Against this background, the European Alliance of Academies takes on its full significance, and with it, RE:CREATE EUROPE. The project responds directly to the situation we face. It recognizes that artistic freedom in Europe is under pressure – from political intervention, economic conditions, and illiberal trends – and develops a response that is not national but European, not isolated but structural.

What takes shape here goes beyond cooperation. It is the beginning of an infrastructure of solidarity: networks that support each other in times of crisis, exchange across borders, and shared strategies that can lead to action. In this sense, RE:CREATE EUROPE strengthens Europe’s cultural public sphere.

Europe does not lack knowledge; it lacks a strong public sphere. There is no shortage of voices, but there is a lack of shared spaces where these voices can meet – spaces shaped by open debate rather than controlled by platforms. What is also lacking is the capacity to act together.

For this reason, we need what Manos Tsangaris calls a democratic league. This does not mean consensus. It means something more demanding: sustaining differences and still acting together when the foundations are at risk. This concerns states, institutions, and all of us.

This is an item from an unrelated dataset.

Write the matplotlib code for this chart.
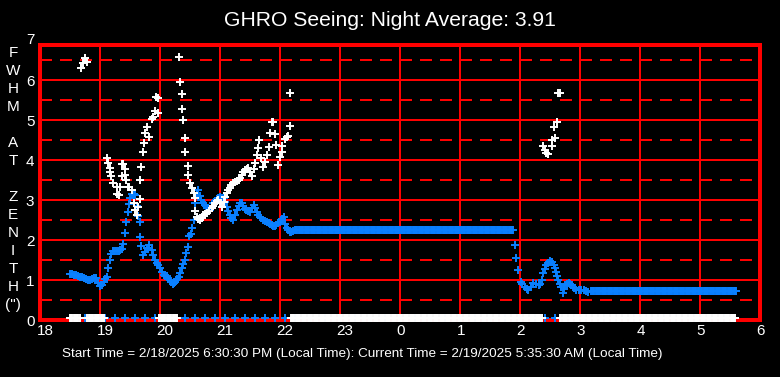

Academies have a particular role to play here, not because they are more political than others, but because they work on something fundamental: forms. Forms of representation, forms of critique, and forms of public exchange. These forms determine whether democracy can function.

The central question, then, is: Who shapes the forms through which Europe understands itself? If these forms break apart, Europe loses its ability to act – politically and culturally.

RE:CREATE EUROPE is therefore more than a project; it is a test. Can networks become structures? Can exchange become commitment? Can solidarity become action?

The Akademie der Künste was founded 330 years ago, on the eve of the Enlightenment, in a time when form primarily served power. With the founding of institutions like the Akademie, something fundamental changed: form became a subject of critique. It had to justify itself and became the place where judgment is formed.

Today, we face a similar moment. The task is no longer critique alone. The task is to create forms that can sustain democracy.

RE:CREATE EUROPE can be part of this effort. The European Alliance of Academies can be its backbone. It is up to all of us whether this becomes more than a project: a structure that can contribute to Europe’s ability to act in uncertain times.

Thank you.

About the Project

“Re:Create Europe” is not only a support programme, but a clear institutional response to the growing pressures on artistic freedom and cultural autonomy across Europe. Artists and cultural professionals are increasingly working under conditions shaped by war and aggression, political instrumentalization, economic precarity, ecological collapse, and shrinking civic space. In this context, resilience cannot be understood as adaptation alone, but as a cultural, ethical, and civic responsibility.

Through a combination of mobility programmes, blended learning formats, onsite residencies, digital mapping, and international conferences, “Re:Create Europe” aims to empower artists and cultural professionals across disciplines and regions. The project strengthens transnational solidarity, supports artistic practice under conditions of crisis, and fosters exchange between institutions, practitioners, and policy-oriented cultural actors.

The partner consortium consists of Arts Council Malta, Croatian Association of Fine Artists, Academy of Fine Arts and Design Bratislava, Círculo de Bellas Artes de Madrid, National Academy of Arts Sofia, National Academy of Arts of Ukraine, Society of Hungarian Authors, Villa Decius Kraków and Akademie der Künste (Berlin).

“Re:Create Europe” marks an important next phase in the Alliance’s work to defend the conditions under which free artistic expression, critical reflection, and cultural exchange remain possible in Europe.